TASK REQUIREMENTS - Print exactly the lines running from the one that holds "Recreate this image" through the one that holds "day_t = list(np.arange(512, 1081, 8) / 60.0)", please, and leave the pictures out.

DATA LINES -
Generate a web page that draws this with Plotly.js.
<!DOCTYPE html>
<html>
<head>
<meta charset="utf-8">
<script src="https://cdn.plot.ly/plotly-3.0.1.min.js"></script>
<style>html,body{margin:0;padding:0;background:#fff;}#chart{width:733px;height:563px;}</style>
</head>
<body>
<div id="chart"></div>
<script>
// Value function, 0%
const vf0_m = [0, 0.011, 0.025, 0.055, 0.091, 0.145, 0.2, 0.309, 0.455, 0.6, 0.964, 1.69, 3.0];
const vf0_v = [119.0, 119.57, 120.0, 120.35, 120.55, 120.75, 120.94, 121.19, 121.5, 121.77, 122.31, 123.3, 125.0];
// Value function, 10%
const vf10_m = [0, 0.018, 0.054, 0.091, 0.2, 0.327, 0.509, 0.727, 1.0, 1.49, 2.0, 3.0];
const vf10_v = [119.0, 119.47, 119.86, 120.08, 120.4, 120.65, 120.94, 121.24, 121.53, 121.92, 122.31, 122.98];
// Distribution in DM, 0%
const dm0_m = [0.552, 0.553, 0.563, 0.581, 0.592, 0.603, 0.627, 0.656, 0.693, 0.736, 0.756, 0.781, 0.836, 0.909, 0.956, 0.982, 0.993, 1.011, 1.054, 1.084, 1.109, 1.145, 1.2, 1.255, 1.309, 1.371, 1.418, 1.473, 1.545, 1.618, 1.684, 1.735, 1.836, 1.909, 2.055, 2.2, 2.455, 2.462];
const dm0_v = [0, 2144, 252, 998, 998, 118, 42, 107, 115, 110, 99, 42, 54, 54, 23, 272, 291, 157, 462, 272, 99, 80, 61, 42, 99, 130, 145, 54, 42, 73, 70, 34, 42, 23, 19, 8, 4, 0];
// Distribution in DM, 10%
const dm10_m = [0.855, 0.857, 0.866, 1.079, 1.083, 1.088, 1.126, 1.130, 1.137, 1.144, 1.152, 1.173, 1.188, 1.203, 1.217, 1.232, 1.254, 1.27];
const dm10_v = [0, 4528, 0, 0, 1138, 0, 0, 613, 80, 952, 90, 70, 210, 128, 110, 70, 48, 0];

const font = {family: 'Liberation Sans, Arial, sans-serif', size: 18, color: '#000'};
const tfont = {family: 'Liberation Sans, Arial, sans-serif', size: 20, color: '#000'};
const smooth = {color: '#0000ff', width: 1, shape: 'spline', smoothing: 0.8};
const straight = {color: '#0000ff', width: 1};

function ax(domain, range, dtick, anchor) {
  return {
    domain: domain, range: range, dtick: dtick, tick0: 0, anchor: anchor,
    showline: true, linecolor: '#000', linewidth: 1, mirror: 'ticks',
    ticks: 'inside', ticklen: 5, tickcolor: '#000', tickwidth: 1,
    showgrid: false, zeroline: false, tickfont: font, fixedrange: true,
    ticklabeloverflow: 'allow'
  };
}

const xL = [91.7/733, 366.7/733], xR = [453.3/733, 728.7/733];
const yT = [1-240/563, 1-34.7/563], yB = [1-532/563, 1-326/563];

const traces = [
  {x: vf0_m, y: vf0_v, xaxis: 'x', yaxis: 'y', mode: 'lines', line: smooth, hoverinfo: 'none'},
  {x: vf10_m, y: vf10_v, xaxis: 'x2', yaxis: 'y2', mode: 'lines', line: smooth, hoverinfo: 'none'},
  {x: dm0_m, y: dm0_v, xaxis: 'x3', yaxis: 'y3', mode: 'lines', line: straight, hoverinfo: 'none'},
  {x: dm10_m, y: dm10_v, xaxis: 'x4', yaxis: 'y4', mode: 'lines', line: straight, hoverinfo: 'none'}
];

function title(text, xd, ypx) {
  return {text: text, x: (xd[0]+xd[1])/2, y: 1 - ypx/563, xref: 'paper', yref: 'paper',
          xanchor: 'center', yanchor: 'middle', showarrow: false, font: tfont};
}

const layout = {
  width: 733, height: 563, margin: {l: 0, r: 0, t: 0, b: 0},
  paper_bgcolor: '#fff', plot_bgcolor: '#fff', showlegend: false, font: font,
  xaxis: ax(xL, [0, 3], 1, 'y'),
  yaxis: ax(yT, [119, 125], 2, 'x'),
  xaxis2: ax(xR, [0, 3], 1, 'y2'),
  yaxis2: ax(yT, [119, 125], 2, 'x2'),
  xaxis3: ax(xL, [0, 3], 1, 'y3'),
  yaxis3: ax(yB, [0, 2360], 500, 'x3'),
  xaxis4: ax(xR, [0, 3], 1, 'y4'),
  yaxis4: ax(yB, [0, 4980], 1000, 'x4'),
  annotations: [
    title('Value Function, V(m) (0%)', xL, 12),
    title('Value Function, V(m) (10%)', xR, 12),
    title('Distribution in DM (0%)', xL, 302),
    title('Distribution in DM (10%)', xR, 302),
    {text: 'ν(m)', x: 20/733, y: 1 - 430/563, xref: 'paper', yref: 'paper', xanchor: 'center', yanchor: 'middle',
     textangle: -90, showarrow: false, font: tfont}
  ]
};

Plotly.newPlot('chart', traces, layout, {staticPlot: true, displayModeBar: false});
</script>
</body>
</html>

...

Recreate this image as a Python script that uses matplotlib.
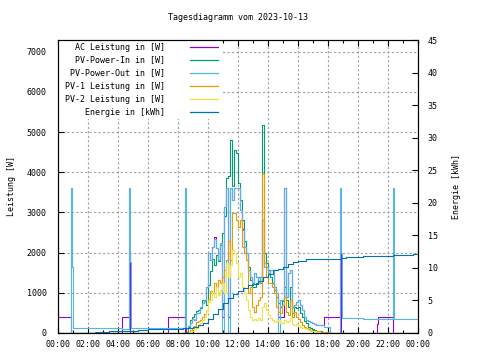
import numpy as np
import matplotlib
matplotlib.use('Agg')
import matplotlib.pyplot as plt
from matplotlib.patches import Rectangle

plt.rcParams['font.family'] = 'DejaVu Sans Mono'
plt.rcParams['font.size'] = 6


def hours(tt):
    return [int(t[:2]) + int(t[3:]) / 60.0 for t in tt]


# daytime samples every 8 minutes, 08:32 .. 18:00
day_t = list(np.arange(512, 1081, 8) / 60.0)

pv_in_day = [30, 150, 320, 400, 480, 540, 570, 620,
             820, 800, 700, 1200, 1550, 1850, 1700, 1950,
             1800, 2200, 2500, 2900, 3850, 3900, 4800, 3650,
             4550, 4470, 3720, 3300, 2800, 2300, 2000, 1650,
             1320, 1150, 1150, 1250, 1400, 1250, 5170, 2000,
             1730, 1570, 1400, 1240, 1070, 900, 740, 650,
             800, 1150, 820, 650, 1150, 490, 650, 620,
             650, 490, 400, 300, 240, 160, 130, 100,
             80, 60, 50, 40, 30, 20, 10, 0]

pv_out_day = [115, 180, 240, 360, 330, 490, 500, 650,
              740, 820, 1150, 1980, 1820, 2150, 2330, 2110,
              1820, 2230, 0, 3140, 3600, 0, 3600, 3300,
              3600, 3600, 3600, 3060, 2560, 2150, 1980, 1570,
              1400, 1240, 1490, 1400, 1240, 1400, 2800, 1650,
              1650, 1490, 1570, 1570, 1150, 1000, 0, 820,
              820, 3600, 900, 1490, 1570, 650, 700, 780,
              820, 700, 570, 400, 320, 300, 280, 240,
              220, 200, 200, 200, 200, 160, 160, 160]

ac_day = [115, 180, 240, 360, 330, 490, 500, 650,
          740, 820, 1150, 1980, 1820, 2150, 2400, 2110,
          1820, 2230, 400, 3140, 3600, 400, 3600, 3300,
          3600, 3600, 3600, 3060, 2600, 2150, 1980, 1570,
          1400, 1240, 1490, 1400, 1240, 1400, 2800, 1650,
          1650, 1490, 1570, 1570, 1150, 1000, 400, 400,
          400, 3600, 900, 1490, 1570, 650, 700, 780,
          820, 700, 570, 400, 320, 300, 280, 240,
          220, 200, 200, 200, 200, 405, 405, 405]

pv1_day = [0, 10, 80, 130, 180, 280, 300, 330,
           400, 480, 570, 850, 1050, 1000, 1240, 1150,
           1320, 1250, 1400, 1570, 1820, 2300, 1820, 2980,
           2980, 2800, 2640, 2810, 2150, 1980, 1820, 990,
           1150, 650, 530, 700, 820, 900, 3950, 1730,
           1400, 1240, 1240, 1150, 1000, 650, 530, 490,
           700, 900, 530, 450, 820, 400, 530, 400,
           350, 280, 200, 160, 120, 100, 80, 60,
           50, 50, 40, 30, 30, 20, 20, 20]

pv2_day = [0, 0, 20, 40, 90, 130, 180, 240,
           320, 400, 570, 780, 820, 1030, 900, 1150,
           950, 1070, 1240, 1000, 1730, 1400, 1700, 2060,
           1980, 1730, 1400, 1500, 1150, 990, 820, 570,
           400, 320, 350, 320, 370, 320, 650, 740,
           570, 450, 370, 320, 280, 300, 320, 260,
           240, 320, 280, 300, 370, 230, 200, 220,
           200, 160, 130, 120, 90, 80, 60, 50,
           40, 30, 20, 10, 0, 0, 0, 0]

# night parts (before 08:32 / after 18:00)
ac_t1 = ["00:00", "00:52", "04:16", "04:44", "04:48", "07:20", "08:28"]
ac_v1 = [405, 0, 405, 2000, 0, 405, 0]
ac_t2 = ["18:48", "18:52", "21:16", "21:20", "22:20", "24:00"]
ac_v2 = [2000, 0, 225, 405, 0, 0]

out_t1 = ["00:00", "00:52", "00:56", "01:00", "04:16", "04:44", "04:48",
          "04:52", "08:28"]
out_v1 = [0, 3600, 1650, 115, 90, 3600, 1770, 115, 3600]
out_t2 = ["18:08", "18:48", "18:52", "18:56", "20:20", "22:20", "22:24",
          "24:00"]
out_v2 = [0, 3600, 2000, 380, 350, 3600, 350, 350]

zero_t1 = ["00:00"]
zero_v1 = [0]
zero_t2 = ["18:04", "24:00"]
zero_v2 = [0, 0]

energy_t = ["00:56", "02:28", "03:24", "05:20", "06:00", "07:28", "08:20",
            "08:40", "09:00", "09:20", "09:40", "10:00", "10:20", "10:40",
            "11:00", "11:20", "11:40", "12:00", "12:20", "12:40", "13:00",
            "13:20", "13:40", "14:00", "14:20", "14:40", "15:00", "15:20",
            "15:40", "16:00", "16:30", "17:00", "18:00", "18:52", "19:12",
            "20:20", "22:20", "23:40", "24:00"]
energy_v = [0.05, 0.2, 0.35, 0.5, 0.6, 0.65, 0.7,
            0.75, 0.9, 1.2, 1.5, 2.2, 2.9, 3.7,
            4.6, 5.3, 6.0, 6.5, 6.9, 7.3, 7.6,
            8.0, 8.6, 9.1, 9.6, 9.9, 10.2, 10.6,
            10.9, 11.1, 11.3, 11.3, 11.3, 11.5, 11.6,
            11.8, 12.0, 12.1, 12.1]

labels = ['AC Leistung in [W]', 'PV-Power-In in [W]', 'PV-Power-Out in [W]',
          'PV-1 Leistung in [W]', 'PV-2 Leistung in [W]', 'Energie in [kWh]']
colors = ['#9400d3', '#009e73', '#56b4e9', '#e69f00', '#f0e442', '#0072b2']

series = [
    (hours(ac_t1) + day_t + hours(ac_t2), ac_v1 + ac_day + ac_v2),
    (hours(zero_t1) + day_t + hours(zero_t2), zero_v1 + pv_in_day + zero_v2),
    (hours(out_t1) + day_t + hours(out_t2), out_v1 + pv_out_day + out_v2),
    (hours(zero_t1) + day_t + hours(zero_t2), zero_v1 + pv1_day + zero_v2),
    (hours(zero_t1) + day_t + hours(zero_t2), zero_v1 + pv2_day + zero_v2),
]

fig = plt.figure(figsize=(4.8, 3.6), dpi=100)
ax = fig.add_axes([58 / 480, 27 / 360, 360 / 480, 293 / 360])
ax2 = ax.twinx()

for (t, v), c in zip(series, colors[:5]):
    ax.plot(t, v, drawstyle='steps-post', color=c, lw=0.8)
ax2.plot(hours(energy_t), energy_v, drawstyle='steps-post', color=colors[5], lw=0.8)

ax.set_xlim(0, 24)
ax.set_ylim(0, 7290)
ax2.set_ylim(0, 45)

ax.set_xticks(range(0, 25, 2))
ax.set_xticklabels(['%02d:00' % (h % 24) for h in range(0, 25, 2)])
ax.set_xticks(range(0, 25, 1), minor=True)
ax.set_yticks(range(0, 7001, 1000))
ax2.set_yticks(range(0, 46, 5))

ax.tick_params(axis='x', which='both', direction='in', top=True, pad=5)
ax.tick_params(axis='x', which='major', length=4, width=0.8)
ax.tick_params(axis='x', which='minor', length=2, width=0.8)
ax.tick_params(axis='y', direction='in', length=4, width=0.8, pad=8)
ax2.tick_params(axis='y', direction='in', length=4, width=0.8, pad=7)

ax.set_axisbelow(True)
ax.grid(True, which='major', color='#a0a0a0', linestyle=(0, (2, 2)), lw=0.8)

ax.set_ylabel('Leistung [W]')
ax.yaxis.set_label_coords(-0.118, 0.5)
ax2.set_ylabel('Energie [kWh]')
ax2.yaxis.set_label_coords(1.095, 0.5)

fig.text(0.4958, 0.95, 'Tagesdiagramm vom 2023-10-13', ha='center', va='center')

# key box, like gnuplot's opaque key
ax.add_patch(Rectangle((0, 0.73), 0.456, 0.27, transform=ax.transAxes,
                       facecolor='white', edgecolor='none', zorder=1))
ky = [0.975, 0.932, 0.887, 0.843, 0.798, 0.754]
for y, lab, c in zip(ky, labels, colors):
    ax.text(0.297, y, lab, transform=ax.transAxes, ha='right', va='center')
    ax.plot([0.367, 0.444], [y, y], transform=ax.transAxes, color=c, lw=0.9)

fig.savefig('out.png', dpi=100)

COMPLETED EXERCISE -
Recreate this image as a Python script that uses matplotlib.
import numpy as np
import matplotlib
matplotlib.use('Agg')
import matplotlib.pyplot as plt
from matplotlib.patches import Rectangle

plt.rcParams['font.family'] = 'DejaVu Sans Mono'
plt.rcParams['font.size'] = 6


def hours(tt):
    return [int(t[:2]) + int(t[3:]) / 60.0 for t in tt]


# daytime samples every 8 minutes, 08:32 .. 18:00
day_t = list(np.arange(512, 1081, 8) / 60.0)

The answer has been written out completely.